Çok az bilinen bir gerçek olarak, ABD Vietnam yenilgisinden bile bu hedefe yönelik yararlandı. Büyük askeri harcamaları Japonya ile Güney Kore, Tayvan, Singapur, Hong Kong, Tayland ve Malezya'yı düzlüğe çıkardı. ABD bunları neden ayağa kaldırdı? Onun dış ticarette dolar açığının kapanmasına yardımcı olmaları için! Yüz yıl kadar önce, İngiliz kapitalizminin de en doruğundayken ticaret açığı vardı; o da pek aldırmazdı. Açığı Hindistan'ın ticaretiyle kapatırdı. O zaman ticarette ana para olan sterlin döner dolaşır, son melce Londra'ya varırdı.

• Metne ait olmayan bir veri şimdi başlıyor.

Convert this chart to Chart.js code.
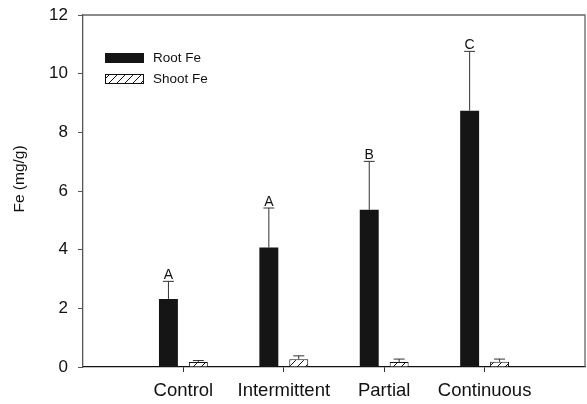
<!DOCTYPE html>
<html>
<head>
<meta charset="utf-8">
<script src="https://cdn.jsdelivr.net/npm/chart.js@4"></script>
<style>
  html, body { margin: 0; padding: 0; background: #fff; }
  #wrap { width: 587px; height: 404px; }
</style>
</head>
<body>
<div id="wrap"><canvas id="c" width="587" height="404"></canvas></div>
<script>
const categories = ['Control', 'Intermittent', 'Partial', 'Continuous'];
const rootFe = [2.32, 4.07, 5.36, 8.74];
const rootErr = [0.60, 1.35, 1.65, 2.02];
const shootFe = [0.17, 0.26, 0.17, 0.18];
const shootErr = [0.05, 0.12, 0.10, 0.09];
const rootLetters = ['A', 'A', 'B', 'C'];
const yTicks = [0, 2, 4, 6, 8, 10, 12];

const FONT = '"Liberation Sans", Arial, sans-serif';

// pad an empty slot on each side of the categories
const labels = [''].concat(categories, ['']);
const pad = arr => [null].concat(arr, [null]);

function hatchPattern() {
  const s = 8;
  const c = document.createElement('canvas');
  c.width = s; c.height = s;
  const g = c.getContext('2d');
  g.fillStyle = '#fff';
  g.fillRect(0, 0, s, s);
  g.strokeStyle = '#111';
  g.lineWidth = 1;
  g.beginPath();
  g.moveTo(-1, s + 1); g.lineTo(s + 1, -1);
  g.moveTo(-1, 1); g.lineTo(1, -1);
  g.moveTo(s - 1, s + 1); g.lineTo(s + 1, s - 1);
  g.stroke();
  return g.createPattern(c, 'repeat');
}
const ctx0 = document.getElementById('c').getContext('2d');
const hatch = hatchPattern();

const errs = [rootErr, shootErr];

const extras = {
  id: 'extras',
  afterDatasetsDraw(chart) {
    const ctx = chart.ctx;
    const ys = chart.scales.y;
    const ca = chart.chartArea;
    ctx.save();
    // error bars
    chart.data.datasets.forEach((ds, di) => {
      const meta = chart.getDatasetMeta(di);
      meta.data.forEach((el, j) => {
        const v = ds.data[j];
        if (v === null || v === undefined) return;
        const e = errs[di][j - 1];
        const yTop = ys.getPixelForValue(v + e);
        ctx.strokeStyle = '#333';
        ctx.lineWidth = 1;
        ctx.beginPath();
        ctx.moveTo(el.x, el.y);
        ctx.lineTo(el.x, yTop);
        ctx.moveTo(el.x - 5.5, yTop);
        ctx.lineTo(el.x + 5.5, yTop);
        ctx.stroke();
        if (di === 0) {
          ctx.fillStyle = '#111';
          ctx.font = '14px ' + FONT;
          ctx.textAlign = 'center';
          ctx.textBaseline = 'alphabetic';
          ctx.fillText(rootLetters[j - 1], el.x, yTop - 2.5);
        }
      });
    });
    // top and right frame
    ctx.strokeStyle = '#666';
    ctx.lineWidth = 1.3;
    ctx.beginPath();
    ctx.moveTo(ca.left, ca.top);
    ctx.lineTo(ca.right, ca.top);
    ctx.lineTo(ca.right, ca.bottom);
    ctx.stroke();
    // legend
    const lx = ca.left + 22, ly = ca.top + 38;
    ctx.fillStyle = chart.data.datasets[0].backgroundColor;
    ctx.fillRect(lx, ly, 39, 10);
    ctx.fillStyle = hatch;
    ctx.fillRect(lx, ly + 21, 39, 10);
    ctx.strokeStyle = '#111';
    ctx.lineWidth = 1;
    ctx.strokeRect(lx + 0.5, ly + 21.5, 38, 9);
    ctx.fillStyle = '#111';
    ctx.font = '13.5px ' + FONT;
    ctx.textAlign = 'left';
    ctx.textBaseline = 'middle';
    ctx.fillText(chart.data.datasets[0].label, lx + 48, ly + 5.5);
    ctx.fillText(chart.data.datasets[1].label, lx + 48, ly + 26.5);
    // y title
    ctx.save();
    ctx.translate(20, 179);
    ctx.rotate(-Math.PI / 2);
    ctx.textAlign = 'center';
    ctx.textBaseline = 'middle';
    ctx.font = '15.5px ' + FONT;
    ctx.fillText('Fe (mg/g)', 0, 0);
    ctx.restore();
    ctx.restore();
  }
};

new Chart(ctx0, {
  type: 'bar',
  data: {
    labels: labels,
    datasets: [
      {
        label: 'Root Fe',
        data: pad(rootFe),
        backgroundColor: '#151515',
        borderWidth: 0,
        categoryPercentage: 0.596,
        barPercentage: 0.633
      },
      {
        label: 'Shoot Fe',
        data: pad(shootFe),
        backgroundColor: hatch,
        borderColor: '#111',
        borderWidth: 1,
        categoryPercentage: 0.596,
        barPercentage: 0.633
      }
    ]
  },
  plugins: [extras],
  options: {
    responsive: false,
    animation: false,
    devicePixelRatio: 1,
    layout: { padding: { top: 15, right: 2, bottom: 0, left: 0 } },
    plugins: {
      legend: { display: false },
      tooltip: { enabled: false },
      title: { display: false }
    },
    scales: {
      x: {
        type: 'category',
        offset: false,
        afterFit: s => {
          s.height = 37;
          s.paddingLeft = 0; s.paddingRight = 0;
          s.paddingTop = 0; s.paddingBottom = 0;
        },
        grid: {
          display: true,
          drawOnChartArea: false,
          drawTicks: true,
          tickLength: 5,
          offset: false,
          color: ctx => (ctx.tick && ctx.tick.label ? '#333' : 'rgba(0,0,0,0)')
        },
        border: { display: true, color: '#111', width: 1.3 },
        ticks: {
          autoSkip: false,
          maxRotation: 0,
          padding: 8,
          color: '#111',
          font: { family: FONT, size: 18.5 }
        }
      },
      y: {
        min: 0,
        max: 12,
        afterFit: s => {
          s.width = 83;
          s.paddingLeft = 0; s.paddingRight = 0;
          s.paddingTop = 0; s.paddingBottom = 0;
        },
        afterBuildTicks: s => { s.ticks = yTicks.map(v => ({ value: v })); },
        grid: {
          display: true,
          drawOnChartArea: false,
          drawTicks: true,
          tickLength: 5,
          color: '#555'
        },
        border: { display: true, color: '#555', width: 1.3 },
        ticks: {
          padding: 10,
          color: '#111',
          font: { family: FONT, size: 17 }
        }
      }
    }
  }
});
</script>
</body>
</html>
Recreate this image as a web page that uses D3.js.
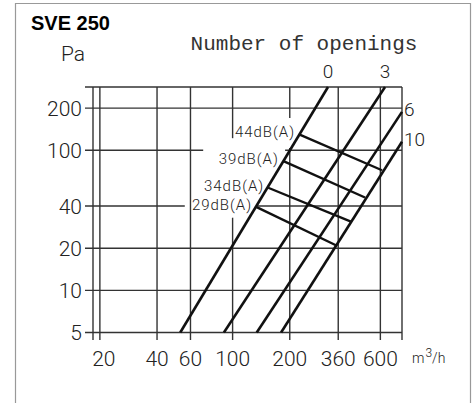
<!DOCTYPE html>
<html>
<head>
<meta charset="utf-8">
<script src="https://d3js.org/d3.v7.min.js"></script>
<style>
  body { margin: 0; background: #fff; }
  text { fill: #222; }
  .tick-label { font-family: Roboto, "DejaVu Sans", sans-serif; font-weight: 300; font-size: 21px; }
  .db-label { font-family: Roboto, sans-serif; font-weight: 300; font-size: 15px; letter-spacing: 1px; }
</style>
</head>
<body>
<svg id="chart" width="473" height="403"></svg>
<script>
var svg = d3.select("#chart");
const width = +svg.attr("width");
const height = +svg.attr("height");

// airflow (m3/h) and pressure (Pa) ticks
const flowTicks = [20, 40, 60, 100, 200, 360, 600];
const pressureTicks = [5, 10, 20, 40, 100, 200];

// pressure drop lines, one per number of openings: [flow, pressure] endpoints
const openingNames = ["0", "3", "6", "10"];
const openingLines = [
  [[53, 5], [318, 283]],
  [[90, 5], [635, 283]],
  [[134, 5], [780, 188]],
  [[180, 5], [780, 115]]
];

// sound level lines, from the 0 line to the 10 line
const soundNames = ["44dB(A)", "39dB(A)", "34dB(A)", "29dB(A)"];
const soundLines = [
  [[224, 130], [612, 72]],
  [[184, 84], [498, 46]],
  [[154, 54], [420, 31]],
  [[133, 39.4], [350, 21]]
];

// gaps in the grid where labels sit
const flowGaps = { 100: [33, 122], 200: [104, 170] };
const pressureGaps = { 100: [70, 189], 40: [56, 136] };

const flowDomain = [18.4, 780];
const pressureDomain = [5, 283];

const x = d3.scaleLog().domain(flowDomain).range([93, 402]);
const y = d3.scaleLog().domain(pressureDomain).range([332.5, 87]);

// outer frame, open at the bottom
svg.append("path")
  .attr("d", "M15.5," + (height + 2) + "V3.5H470.5V" + (height + 2))
  .attr("fill", "none")
  .attr("stroke", "#999")
  .attr("stroke-width", 1.2);

svg.append("text")
  .attr("x", 31).attr("y", 30)
  .style("font-family", "'Liberation Sans', Arial, sans-serif")
  .style("font-weight", "bold")
  .style("font-size", "20px")
  .style("fill", "#000")
  .text("SVE 250");

svg.append("text")
  .attr("class", "tick-label")
  .attr("x", 61).attr("y", 61)
  .text("Pa");

svg.append("text")
  .attr("x", 304).attr("y", 50)
  .attr("text-anchor", "middle")
  .style("font-family", "'Liberation Mono', 'Courier New', monospace")
  .style("font-size", "21px")
  .style("fill", "#333")
  .text("Number of openings");

var grid = svg.append("g")
  .attr("stroke", "#333")
  .attr("stroke-width", 1.4)
  .attr("fill", "none");

var xLeft = 85, xRight = x(flowDomain[1]);
var yTop = y(pressureDomain[1]), yBottom = 340;

// horizontal grid lines (ticks plus top border)
pressureTicks.concat([pressureDomain[1]]).forEach(function (p) {
  var gap = pressureGaps[p];
  var segs = gap ? [[xLeft, x(gap[0])], [x(gap[1]), xRight]] : [[xLeft, xRight]];
  segs.forEach(function (s) {
    grid.append("line")
      .attr("x1", s[0]).attr("x2", s[1])
      .attr("y1", y(p)).attr("y2", y(p));
  });
});

// vertical grid lines (ticks plus left and right border)
flowTicks.concat(flowDomain).forEach(function (q) {
  var gap = flowGaps[q];
  var segs = gap ? [[yTop, y(gap[1])], [y(gap[0]), yBottom]] : [[yTop, yBottom]];
  segs.forEach(function (s) {
    grid.append("line")
      .attr("x1", x(q)).attr("x2", x(q))
      .attr("y1", s[0]).attr("y2", s[1]);
  });
});

// axis labels
svg.selectAll(".ylab")
  .data(pressureTicks)
  .enter().append("text")
  .attr("class", "tick-label")
  .attr("x", 82)
  .attr("y", function (d) { return y(d); })
  .attr("dy", "0.36em")
  .attr("text-anchor", "end")
  .text(function (d) { return d; });

svg.selectAll(".xlab")
  .data(flowTicks)
  .enter().append("text")
  .attr("class", "tick-label")
  .attr("x", function (d, i) { return x(d) + (i === 0 ? 4 : 0); })
  .attr("y", 366)
  .attr("text-anchor", "middle")
  .text(function (d) { return d; });

var unit = svg.append("text")
  .attr("x", 412).attr("y", 363)
  .style("font-family", "Roboto, sans-serif")
  .style("font-weight", 300)
  .style("font-size", "14px");
unit.append("tspan").text("m");
unit.append("tspan").attr("dy", -6).attr("dx", 1).style("font-size", "12px").text("3");
unit.append("tspan").attr("dy", 6).text("/h");

var line = d3.line()
  .x(function (d) { return x(d[0]); })
  .y(function (d) { return y(d[1]); });

// opening lines
svg.selectAll(".opening")
  .data(openingLines)
  .enter().append("path")
  .attr("d", line)
  .attr("fill", "none")
  .attr("stroke", "#111")
  .attr("stroke-width", 2.6);

openingLines.forEach(function (l, i) {
  var end = l[1];
  var atTop = end[1] >= pressureDomain[1];
  svg.append("text")
    .attr("class", "tick-label")
    .style("font-size", "19px")
    .attr("x", atTop ? x(end[0]) : x(end[0]) + 2)
    .attr("y", atTop ? y(end[1]) - 9 : y(end[1]) + 4)
    .attr("text-anchor", atTop ? "middle" : "start")
    .text(openingNames[i]);
});

// sound level lines
svg.selectAll(".sound")
  .data(soundLines)
  .enter().append("path")
  .attr("d", line)
  .attr("fill", "none")
  .attr("stroke", "#111")
  .attr("stroke-width", 2.4);

svg.selectAll(".db-label")
  .data(soundLines)
  .enter().append("text")
  .attr("class", "db-label")
  .attr("x", function (d) { return x(d[0][0]) - 4; })
  .attr("y", function (d) { return y(d[0][1]) + 3; })
  .attr("text-anchor", "end")
  .text(function (d, i) { return soundNames[i]; });
</script>
</body>
</html>
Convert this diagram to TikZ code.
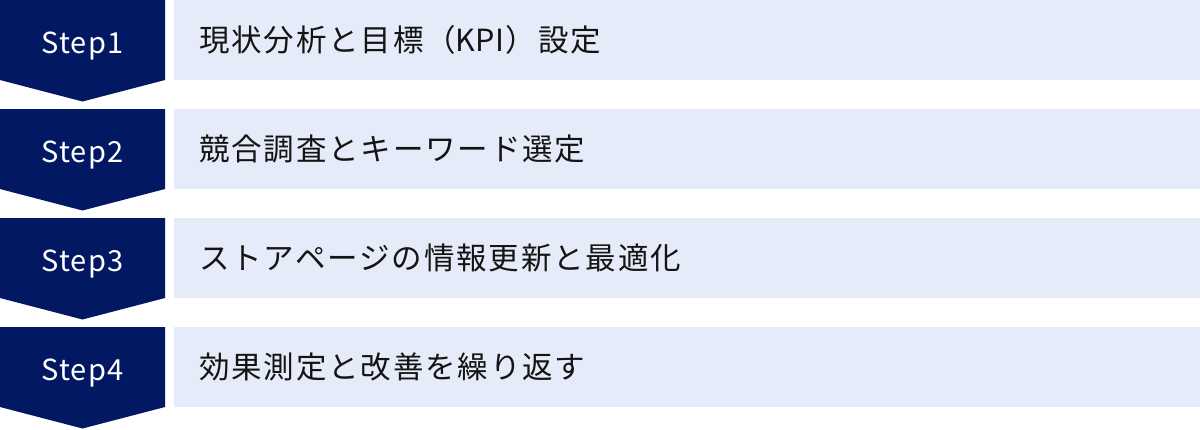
\documentclass[tikz,border=0pt]{standalone}
\usepackage{fontspec}
\newfontfamily\jpfont[LetterSpace=6]{Noto Sans CJK JP}
\newfontfamily\latinfont{Noto Sans CJK JP}
\newfontfamily\stepfont[LetterSpace=4]{Noto Sans CJK JP}
\definecolor{navy}{RGB}{3,24,98}
\definecolor{lav}{RGB}{230,235,249}
\definecolor{ink}{RGB}{20,20,20}
\tikzset{
  stepshape/.style={fill=navy,draw=none},
  barshape/.style={fill=lav,draw=none},
  steplabel/.style={anchor=base,inner sep=0pt,text=white,font=\stepfont\fontsize{29}{34}\selectfont},
  barlabel/.style={anchor=base west,inner sep=0pt,text=ink,font=\jpfont\fontsize{30.5}{36}\selectfont}
}
\begin{document}
\begin{tikzpicture}[x=1pt,y=-1pt]
\fill[white] (0,0) rectangle (1200,429);
\useasboundingbox (0,0) rectangle (1200,429);
\foreach \k/\txt in {0/{現状分析と目標（{\latinfont KPI}\hspace{1.8pt}）設定},1/{競合調査とキーワード選定},2/{ストアページの情報更新と最適化},3/{効果測定と改善を繰り返す}}{
  \pgfmathsetmacro{\t}{109*\k}
  \fill[barshape] (174,\t) rectangle (1200,\t+80);
  \fill[stepshape] (0,\t) -- (165,\t) -- (165,\t+80) -- (82.5,\t+101.5) -- (0,\t+80) -- cycle;
  \pgfmathtruncatemacro{\n}{\k+1}
  \node[steplabel] (step\n) at (82.5,\t+53) {Step\n};
  \node[barlabel] (bar\n) at (199,\t+51.5) {\txt};
}
\end{tikzpicture}
\end{document}
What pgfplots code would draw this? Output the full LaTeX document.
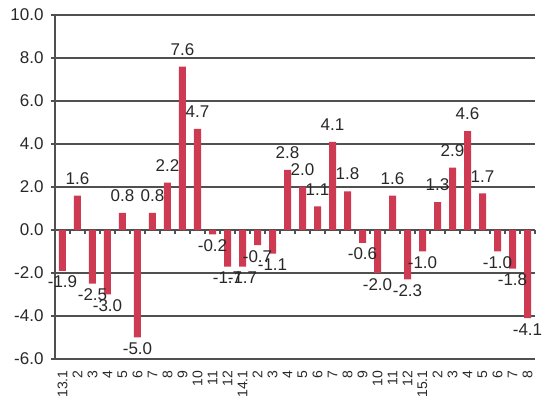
\documentclass[border=0pt]{standalone}
\usepackage{fontspec}
\setmainfont{Liberation Sans}
\usepackage{pgfplots}
\pgfplotsset{compat=1.18}
\definecolor{barred}{RGB}{205,58,82}
\definecolor{gridc}{RGB}{80,80,80}
\definecolor{txt}{RGB}{40,40,40}
\begin{document}
\begin{tikzpicture}[x=1pt,y=1pt]
\path[use as bounding box] (-55pt,-39pt) rectangle (492pt,359pt);
\begin{axis}[
  scale only axis, width=480pt, height=344pt,
  xmin=-0.5, xmax=31.5, ymin=-6, ymax=10,
  separate axis lines,
  axis x line*=bottom, axis y line*=left,
  x axis line style={draw=none},
  y axis line style={gridc, line width=1.1pt, -},
  ytick={-6,-4,...,10},
  ymajorgrids, grid style={gridc, line width=1.1pt},
  ytick style={gridc, line width=1.1pt},
  xtick style={draw=none},
  major tick length=4pt, tick align=outside,
  yticklabel style={font=\fontsize{17}{18}\selectfont\color{txt}, xshift=-4pt},
  xtick={0,...,31},
  xticklabels={13.1,2,3,4,5,6,7,8,9,10,11,12,14.1,2,3,4,5,6,7,8,9,10,11,12,15.1,2,3,4,5,6,7,8},
  xticklabel style={rotate=90, anchor=east, font=\fontsize{14}{15}\selectfont\color{txt}, yshift=0pt, xshift=-4pt},
  /pgf/number format/.cd, fixed, fixed zerofill, precision=1, assume math mode=true,
  /pgfplots/.cd,
  ybar, bar width=7pt,
  nodes near coords,
  nodes near coords align=vertical,
  every node near coord/.append style={font=\fontsize{17}{18}\selectfont\color{txt}, inner ysep=8pt, yshift=3pt},
  clip=false,
]
\addplot[fill=barred, draw=none] coordinates {
(0,-1.9) (1,1.6) (2,-2.5) (3,-3.0) (4,0.8) (5,-5.0) (6,0.8) (7,2.2) (8,7.6) (9,4.7) (10,-0.2) (11,-1.7)
(12,-1.7) (13,-0.7) (14,-1.1) (15,2.8) (16,2.0) (17,1.1) (18,4.1) (19,1.8) (20,-0.6) (21,-2.0) (22,1.6) (23,-2.3)
(24,-1.0) (25,1.3) (26,2.9) (27,4.6) (28,1.7) (29,-1.0) (30,-1.8) (31,-4.1)
};
\pgfplotsinvokeforeach{-0.5,0.5,...,31.5}{\draw[gridc, line width=1.1pt] (axis cs:#1,0) -- ([yshift=-4pt]axis cs:#1,0);}
\end{axis}
\end{tikzpicture}
\end{document}
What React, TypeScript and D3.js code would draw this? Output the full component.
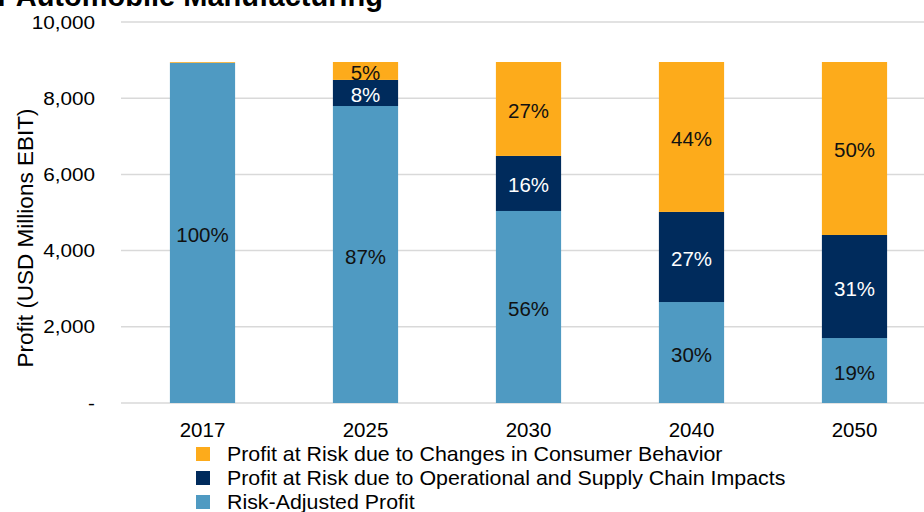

ABD de bugün aynı yöntemi uyguluyor. Şu farkla ki, Britanya yalnız Hindistan'dan yararlanırdı. ABD ise Türkiye dahil, tüm küreden yararlanıyor. ABD sigarası ve içkisinden ileri teknolojiye değin ya doğrudan Amerikan ürünlerini ya da kârı dolar olarak son tahlilde Amerika'ya gidecek ürünleri tüketmeye zorlanıyoruz. ABD, Reagan 'dan bu yana, ticaret açığına kulak asmıyor bile. Bu sorununu çözecek yabancı iktidarları destekliyor, o kadar. Saddam Hüseyin 1998'de Irak petrolü bedelinin Euro ile ödenebileceğini açıkladığı için devrildi. ABD Dışişleri Bakanlığı Siyaset Planlama Dairesi Başkanı R. Haass 11 Eylül saldırısı daha olmadan çok önce silahlı müdahale sözünü etmişti.

Irak savaşının temelinde oradaki petrolün hangi para cinsiyle ödeneceği sorunu vardı. ABD'ye, Fransa temelde bu nedenle karşı çıktı; Britanya bu nedenle destekledi. Washington kendi açığının başkalarınca kapanmasını, yani geri kalan tüm dünyanın kendi dolar hazinesinin zenginleşmesine hizmet etmesini bekliyor. Britanya da sterlin açığını Hindistan'ın hizmetiyle karşılardı. Ama günümüzde ABD için ek bir sorun var: ''Dünyanın geri kalanı'' nın dışında ikinci bir ''dünyanın geri kalanı'' yok ki, yüz yıl önce Hindistan'ın yaptığını yapsın ve topladığı küresel para birimini metropole aktarıp emperyalizmi rahata kavuştursun!

Tekelci sermayenin küreselleşme aşamasındaki açmazı burada. Vietnam yenilgisini bile kendi yararına çözen ABD, bakalım, bu çelişkiye de çıkar bir yol bulabilecek mi?